SET EXERCISE.
Select and copy out every line in the records containing "chart".

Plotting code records
● ● ● ● ●
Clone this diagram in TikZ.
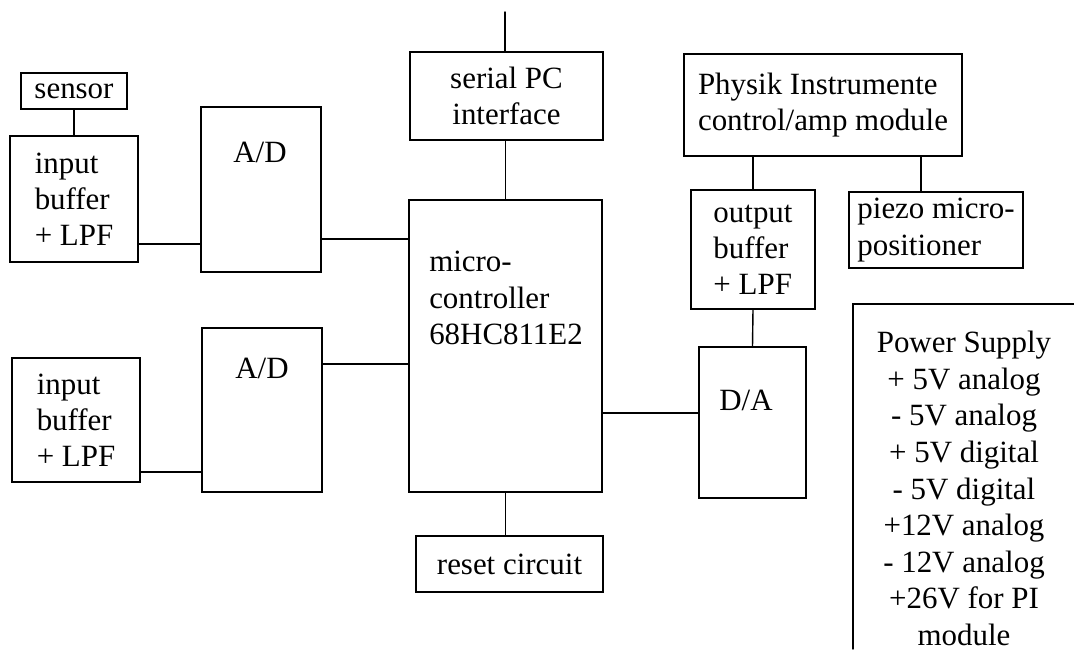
\documentclass[tikz,border=0pt]{standalone}
\usepackage{fontspec}
\setmainfont{Liberation Serif}

\begin{document}
\begin{tikzpicture}[line cap=round, line width=0.4pt,
  every node/.style={font=\fontsize{8.8}{10.3}\selectfont, inner sep=0pt},
  box/.style={draw}]
\useasboundingbox (0,0) rectangle (10.74,6.49);
% 输入通道
\node[box, minimum width=1.06cm, minimum height=0.36cm] (sensor) at (0.74,5.58) {sensor};
\node[box, align=left, minimum width=1.28cm, minimum height=1.26cm] (inbufA) at (0.74,4.50) {input\\buffer\\+ LPF};
\node[box, align=left, minimum width=1.28cm, minimum height=1.24cm] (inbufB) at (0.76,2.29) {input\\buffer\\+ LPF};
\node[box, minimum width=1.20cm, minimum height=1.65cm] (adA) at (2.61,4.595) {};
\node (adAtext) at (2.60,4.97) {A/D};
\node[box, minimum width=1.20cm, minimum height=1.64cm] (adB) at (2.62,2.39) {};
\node (adBtext) at (2.62,2.81) {A/D};
% 单片机与外围
\node[box, align=center, minimum width=1.93cm, minimum height=0.88cm] (serial) at (5.065,5.53) {serial PC\\interface};
\node[box, minimum width=1.93cm, minimum height=2.92cm] (micro) at (5.055,3.03) {};
\node[align=left] (microtext) at (5.06,3.51) {micro-\\controller\\68HC811E2};
\node[box, minimum width=1.87cm, minimum height=0.56cm] (reset) at (5.095,0.85) {reset circuit};
\coordinate (pcport) at (5.05,6.37);
% 输出通道
\node[box, align=left, minimum width=2.78cm, minimum height=1.02cm] (pimod) at (8.23,5.44) {Physik Instrumente\\control/amp module};
\node[box, align=left, minimum width=1.24cm, minimum height=1.19cm] (outbuf) at (7.53,3.995) {output\\buffer\\+ LPF};
\node[box, align=left, minimum width=1.74cm, minimum height=0.76cm] (piezo) at (9.36,4.19) {piezo micro-\\positioner};
\node[box, minimum width=1.07cm, minimum height=1.51cm] (da) at (7.525,2.265) {};
\node (datext) at (7.46,2.49) {D/A};
% 电源
\draw (10.74,3.45) -| (8.53,0);
\node[align=center, font=\fontsize{8.8}{10.4}\selectfont] (power) at (9.64,1.605) {Power Supply\\+ 5V analog\\- 5V analog\\+ 5V digital\\- 5V digital\\+12V analog\\- 12V analog\\+26V for PI\\module};
% 连线
\draw (sensor) -- (inbufA);
\draw (inbufA.east |- 0,4.05) -- (adA.west |- 0,4.05);
\draw (adA.east |- 0,4.10) -- (micro.west |- 0,4.10);
\draw (inbufB.east |- 0,1.77) -- (adB.west |- 0,1.77);
\draw (adB.east |- 0,2.85) -- (micro.west |- 0,2.85);
\draw (pcport |- serial.north) -- (pcport);
\draw (serial.south -| micro.north) -- (micro.north);
\draw (micro.south) -- (micro.south |- reset.north);
\draw (micro.east |- 0,2.36) -- (da.west |- 0,2.36);
\draw (outbuf.north) -- (outbuf.north |- pimod.south);
\draw (9.21,0 |- piezo.north) -- (9.21,0 |- pimod.south);
\draw (outbuf.south) -- (da.north);
\end{tikzpicture}
\end{document}
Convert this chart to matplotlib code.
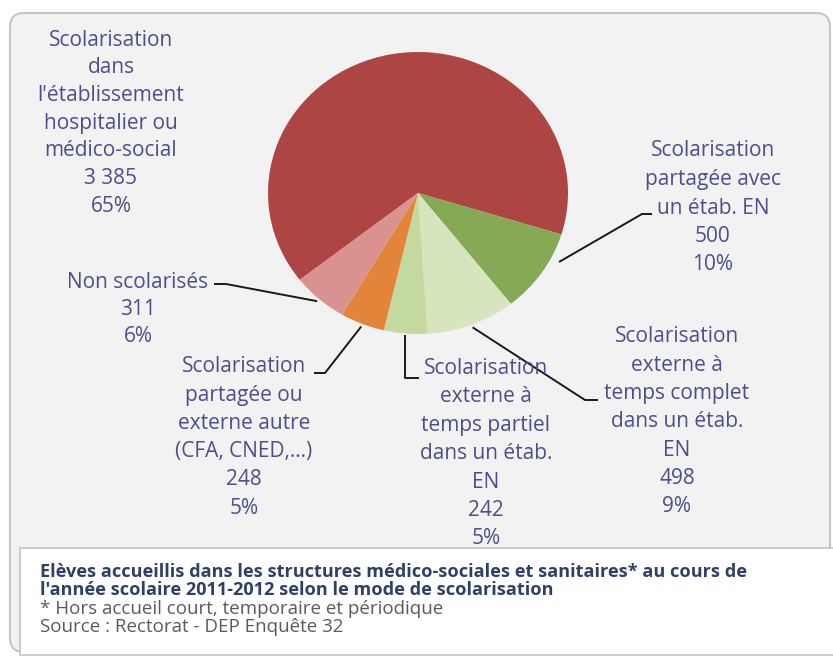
import numpy as np
import matplotlib
matplotlib.use("Agg")
import matplotlib.pyplot as plt
from matplotlib.patches import FancyBboxPatch, Rectangle

plt.rcParams["font.family"] = ["Open Sans", "DejaVu Sans"]

# data (clockwise from the top-left edge of the red slice)
categories = [
    "Scolarisation dans l'établissement hospitalier ou médico-social",
    "Scolarisation partagée avec un étab. EN",
    "Scolarisation externe à temps complet dans un étab. EN",
    "Scolarisation externe à temps partiel dans un étab. EN",
    "Scolarisation partagée ou externe autre (CFA, CNED,...)",
    "Non scolarisés",
]
values = [3385, 500, 498, 242, 248, 311]
value_labels = ["3 385", "500", "498", "242", "248", "311"]
pct_labels = ["65%", "10%", "9%", "5%", "5%", "6%"]
colors = ["#AD4643", "#85A955", "#D7E5BE", "#C3D9A0", "#E3843B", "#D99290"]

label_lines = [
    ["Scolarisation", "dans", "l'établissement", "hospitalier ou", "médico-social"],
    ["Scolarisation", "partagée avec", "un étab. EN"],
    ["Scolarisation", "externe à", "temps complet", "dans un étab.", "EN"],
    ["Scolarisation", "externe à", "temps partiel", "dans un étab.", "EN"],
    ["Scolarisation", "partagée ou", "externe autre", "(CFA, CNED,...)"],
    ["Non scolarisés"],
]

W, H = 833, 657
fig = plt.figure(figsize=(W / 100, H / 100), dpi=100)
fig.patch.set_facecolor("white")

# background: grey rounded panel and the white caption box
ax_bg = fig.add_axes([0, 0, 1, 1], zorder=0)
ax_bg.set_xlim(0, W)
ax_bg.set_ylim(H, 0)
ax_bg.axis("off")
ax_bg.add_patch(FancyBboxPatch((10, 13), 820, 639, boxstyle="round,pad=0,rounding_size=14",
                               facecolor="#F2F2F2", edgecolor="#C4C4C4", linewidth=1.5))
ax_bg.add_patch(Rectangle((20, 548), 830, 107, facecolor="white", edgecolor="#C4C4C4", linewidth=1.2))

# pie (slightly wider than tall, as in the reference)
cx, cy, rx, ry = 418, 193, 150, 141
ax_pie = fig.add_axes([(cx - rx) / W, 1 - (cy + ry) / H, 2 * rx / W, 2 * ry / H], zorder=1)
wedges, _ = ax_pie.pie(values, colors=colors, startangle=218, counterclock=False,
                       wedgeprops=dict(linewidth=0))
ax_pie.set_aspect("auto")
ax_pie.set_xlim(-1, 1)
ax_pie.set_ylim(-1, 1)
ax_pie.patch.set_alpha(0)

# overlay for labels and leader lines, in pixel coordinates
ax_top = fig.add_axes([0, 0, 1, 1], zorder=2)
ax_top.set_xlim(0, W)
ax_top.set_ylim(H, 0)
ax_top.axis("off")
ax_top.patch.set_alpha(0)

label_color = "#4E4E8C"

# label block: centre x, y of first line, line pitch
label_pos = [(111, 40, 27.7), (713, 151, 28.5), (677, 337, 28.3),
             (486, 368, 28.5), (244, 367, 28.2), (138, 282, 27.5)]
for lines, vl, p, (x, y0, step) in zip(label_lines, value_labels, pct_labels, label_pos):
    for k, s in enumerate(lines + [vl, p]):
        ax_top.text(x, y0 + k * step, s, ha="center", va="center",
                    fontsize=15, color=label_color)


def edge_point(w, frac=0.5, r=1.02):
    # point on the slice rim, frac measured from the clockwise-first edge
    ang = np.deg2rad(w.theta2 - frac * (w.theta2 - w.theta1))
    return ax_top.transData.inverted().transform(
        ax_pie.transData.transform((r * np.cos(ang), r * np.sin(ang))))


# leader lines: from the slice edge to the label
bends = {1: (0.3, 1.06, [(642, 214), (652, 214)]),
         2: (0.5, 1.02, [(585, 400), (598, 400)]),
         4: (0.5, 1.02, [(325, 373), (314, 373)]),
         5: (0.5, 1.02, [(226, 284), (214, 284)])}
for i, (frac, r, pts) in bends.items():
    p0 = edge_point(wedges[i], frac, r)
    xs = [p0[0]] + [q[0] for q in pts]
    ys = [p0[1]] + [q[1] for q in pts]
    ax_top.plot(xs, ys, color="#1A1A1A", linewidth=1.4, solid_capstyle="butt")

# mid green slice: vertical drop then short hook
p0 = edge_point(wedges[3])
ax_top.plot([p0[0], p0[0], p0[0] + 13], [p0[1], 378, 378], color="#1A1A1A", linewidth=1.4)

# caption
ax_top.text(40, 572, "Elèves accueillis dans les structures médico-sociales et sanitaires* au cours de",
            fontsize=13.1, fontweight="bold", color="#2F4068", va="center")
ax_top.text(40, 590, "l'année scolaire 2011-2012 selon le mode de scolarisation",
            fontsize=13.1, fontweight="bold", color="#2F4068", va="center")
ax_top.text(40, 609, "* Hors accueil court, temporaire et périodique",
            fontsize=13.5, color="#5A5A5A", va="center")
ax_top.text(40, 627, "Source : Rectorat - DEP Enquête 32",
            fontsize=13.5, color="#5A5A5A", va="center")

fig.savefig("out.png", dpi=100)
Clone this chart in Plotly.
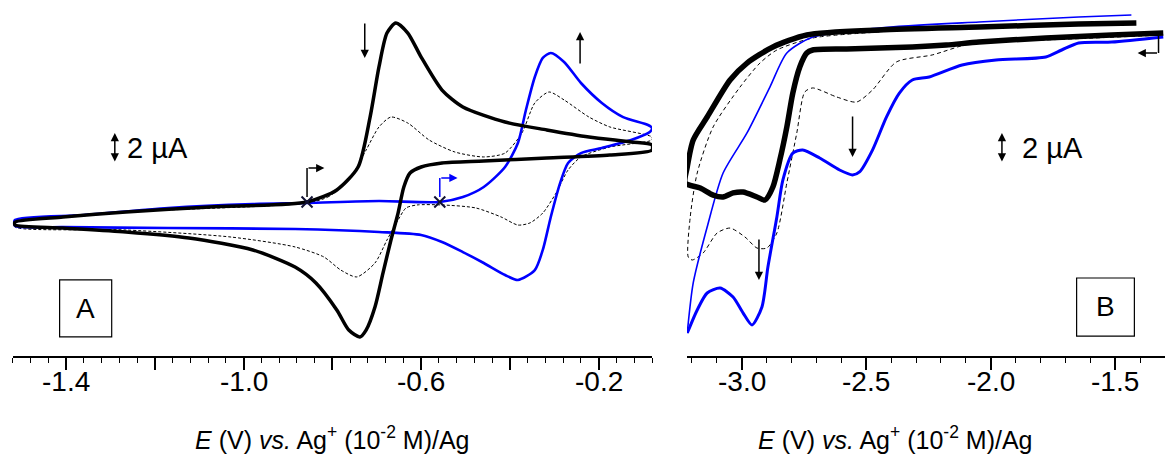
● ● ● ● ●
RESULT BELOW.
Convert this chart to matplotlib code.
Clone this chart in Plotly.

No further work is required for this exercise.